Does anyone know how i would go about matching the PID with the username so that i can kill that pid?


ps aux | grep username | awk '{ print $2; }'

The above command will give you the pid's of all the processes run by the user: 'username'
To eliminate the last 4 lines from the above output:

ps aux | grep username | awk '{ print $2; }' | head -n-4

If you want to kill all the processes listed by the above command:

ps aux | grep username | awk '{ print $2; }' | head -n-4 | xargs kill -9

You can get the list of pid's of the processes you are running by replacing "username" in the above command with program name.
im running Red Hat Linux, it appears some of those commands are invalid, because they the bottom line doest run correctly. Is that code be compatible for RH?
Those commands should work fine in RH. I'm personally using RH. But if the last line [ps aux | grep username | awk '{ print $2; }' | head -n-4 | xargs kill -9] does not work for you, maybe xargs is not available in your system. Try this instead:
===========
for processid in `ps aux | grep username | awk '{ print $2; }' | head -n-3`; do  kill -9 $processid; done
============
NB: note the apostrophe's in the first line. The one just before 'ps' is usually the key just below ESC. The one inside is the other one. You may copy the code exactly to your shell.

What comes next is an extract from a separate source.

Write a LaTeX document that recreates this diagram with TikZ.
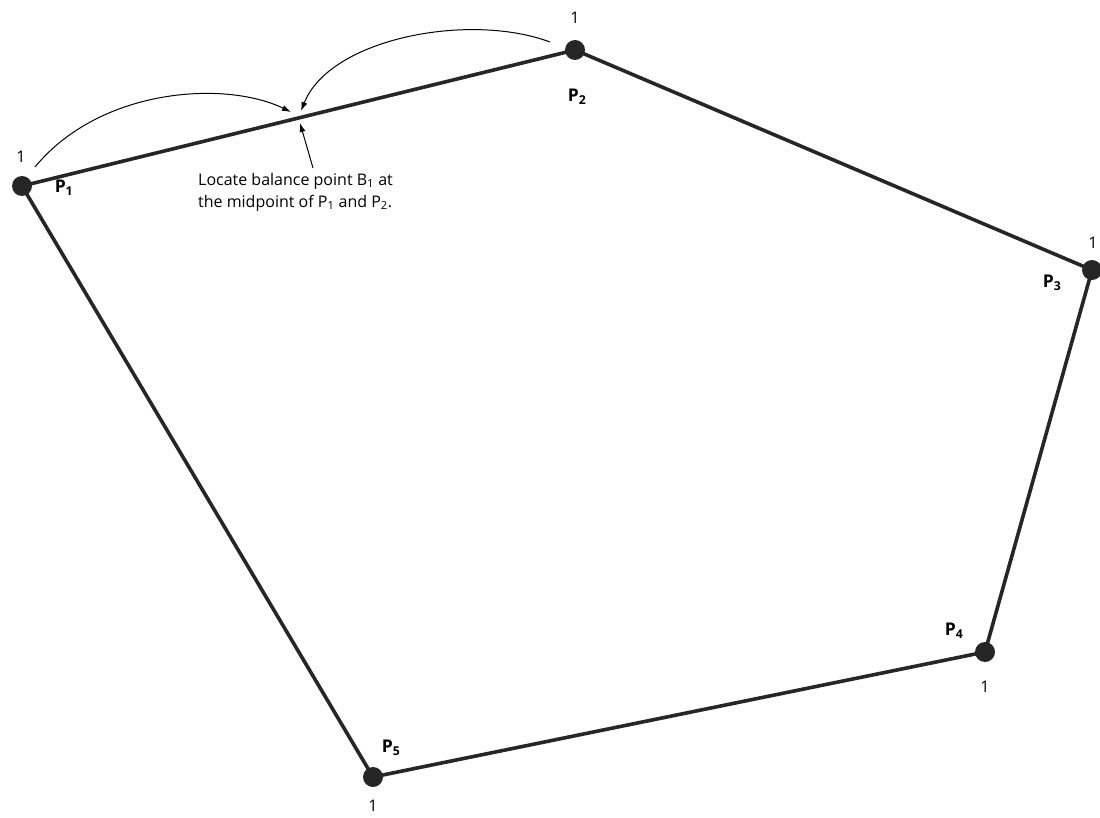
\documentclass[tikz,border=0pt]{standalone}
\usepackage{fontspec}
\setmainfont{Open Sans}
\usepackage{tikz}
\usetikzlibrary{arrows.meta}
\tikzset{>={Latex[width=6pt,length=9pt]}}
\tikzset{
  dot/.style={circle,fill=black!85,inner sep=0pt,minimum size=20pt},
  plabel/.style={font=\fontsize{17.5}{19}\selectfont\bfseries},
  wlabel/.style={font=\fontsize{16}{22}\selectfont},
  edge/.style={line width=3.6pt,black!85},
  pointer/.style={->,line width=1pt}
}

\begin{document}
\begin{tikzpicture}[x=1pt,y=-1pt]
  \useasboundingbox (0,0) rectangle (1100,818);

  % corner points of the polygon
  \node[dot] (p1) at (22,186) {};
  \node[dot] (p2) at (575,50) {};
  \node[dot] (p3) at (1092,270) {};
  \node[dot] (p4) at (985,652) {};
  \node[dot] (p5) at (373,777) {};

  % sides
  \draw[edge] (p1.center) -- (p2.center) -- (p3.center) -- (p4.center) -- (p5.center) -- cycle;

  % point names
  \node[plabel] (n1) at (64,188) {P\textsubscript{1}};
  \node[plabel] (n2) at (577,97) {P\textsubscript{2}};
  \node[plabel] (n3) at (1052,283) {P\textsubscript{3}};
  \node[plabel] (n4) at (954,631) {P\textsubscript{4}};
  \node[plabel] (n5) at (391,748) {P\textsubscript{5}};

  % weights
  \node[wlabel] (w1) at (21,157) {1};
  \node[wlabel] (w2) at (575,18) {1};
  \node[wlabel] (w3) at (1093,243) {1};
  \node[wlabel] (w4) at (985,687) {1};
  \node[wlabel] (w5) at (373,806) {1};

  % balance point
  \coordinate (b1) at (298.5,118);
  \node[wlabel,align=left,anchor=north west,inner sep=0pt] (note) at (198,173)
    {Locate balance point B\textsubscript{1} at\\the midpoint of P\textsubscript{1} and P\textsubscript{2}.};

  \draw[pointer] (35,167) .. controls (100,88) and (225,80) .. (291,112);
  \draw[pointer] (550,42) .. controls (470,12) and (330,38) .. (301,111);
  \draw[pointer] (313,168) -- (300,123);
\end{tikzpicture}
\end{document}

If head don't work for you, omit it. That shouldn't be much problem:
===========
for processid in `ps aux | grep username | awk '{ print $2; }' `; do  kill -9 $processid; done
============

If awk is a problem, try:
===========
for processid in `ps aux | grep username | tr -s ' ' | cut -d ' ' -f 2`; do  kill -9 $processid; done
============
NB: There's a space between the internal apostrophe's. You may copy the code exactly to your shell.